Mined Land Reclamation Permit
Introduction and Mined Land Permit Links
Concurrent mine reclamation
Alfalfa is growing on the reclaimed
area while mining continues.
East Concord, Cattaraugus Co., N.Y
Mineral Resources are an important part of New York State. The State Legislature enacted Article 23, Title 27 of the Environmental Conservation Law (ECL) of New York State to achieve the policies of the State which are to ensure the environmentally sound, economic development of New York's mineral resources and the return of affected land to productive use for current and future generations. Regulations (6NYCRR Parts 420-425) and a permitting program designed to achieve these goals have been established by the New York State Department of Environmental Conservation.
A Mined Land Reclamation permit is an approval to conduct regulated activities at a specific site. Permits are issued by DEC for annual terms of up to five years and may be renewed.

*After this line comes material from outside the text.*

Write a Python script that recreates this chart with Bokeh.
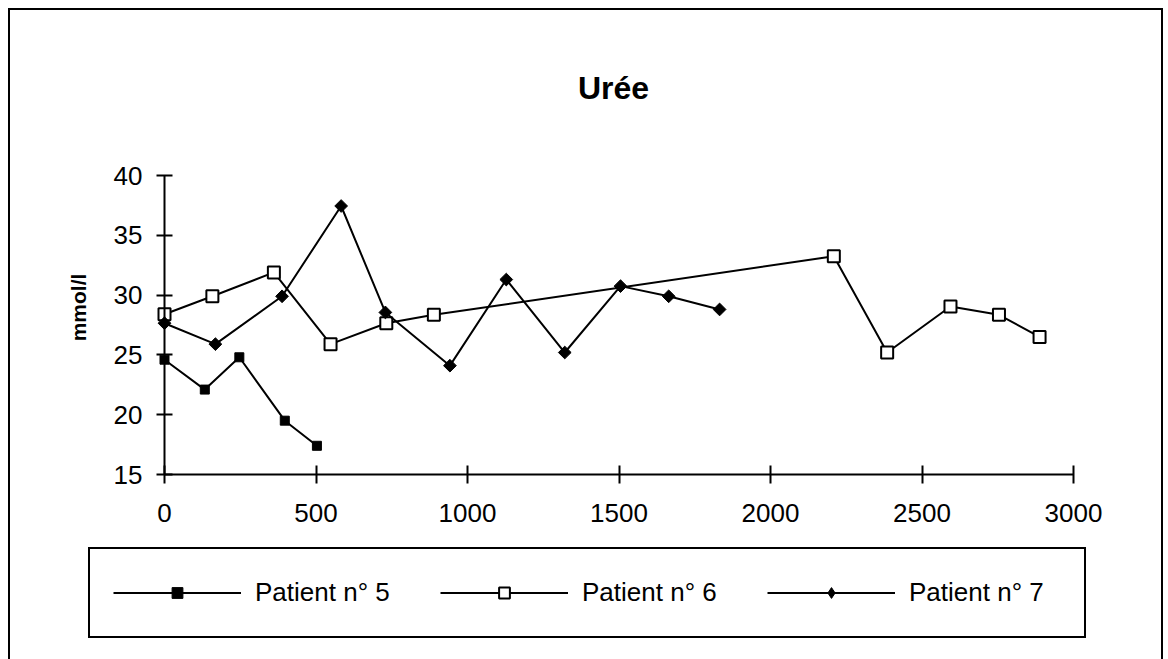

Certain extraction of minerals in aid of construction projects or agricultural activities may be exempt from the permitting requirements of the Mined Land Reclamation Law.
Mined Land Reclamation Law
Declaration of Policy (§23-2703)
The legislature hereby declares that it is the policy of this state to foster and encourage the development of an economically sound and stable mining industry, and the orderly development of domestic mineral resources and reserves necessary to assure satisfaction of economic needs compatible with sound environmental management practices.
The legislature further declares it to be the policy of this state
- to provide for the management and planning for the use of these non-renewable natural resources and to provide, in conjunction with such mining operations, for reclamation of affected lands;
- to encourage productive use including but not restricted to
- the planting of forests, the planting of crops for harvest, the seeding of grass and legumes for grazing purposes,
- the protection and enhancement of wildlife and aquatic resources,
- the establishment of recreational, home, commercial, and industrial sites;
- to provide for the conservation, development, utilization, management and appropriate use of all the natural resources of such areas for compatible multiple purposes;
- to prevent pollution;
- to protect and perpetuate the taxable value of property;
- to protect the health, safety and general welfare of the people, as well as the natural beauty and aesthetic values in the affected areas of the state.
As part of an ongoing environmental forum series, the Albany Law School convened a panel discussion on "Sustainable Development and Mining: Perspectives on New York State's Mined Land Reclamation Law" Gregory H. Sovas, former Division Director, participated as one of the four panelists.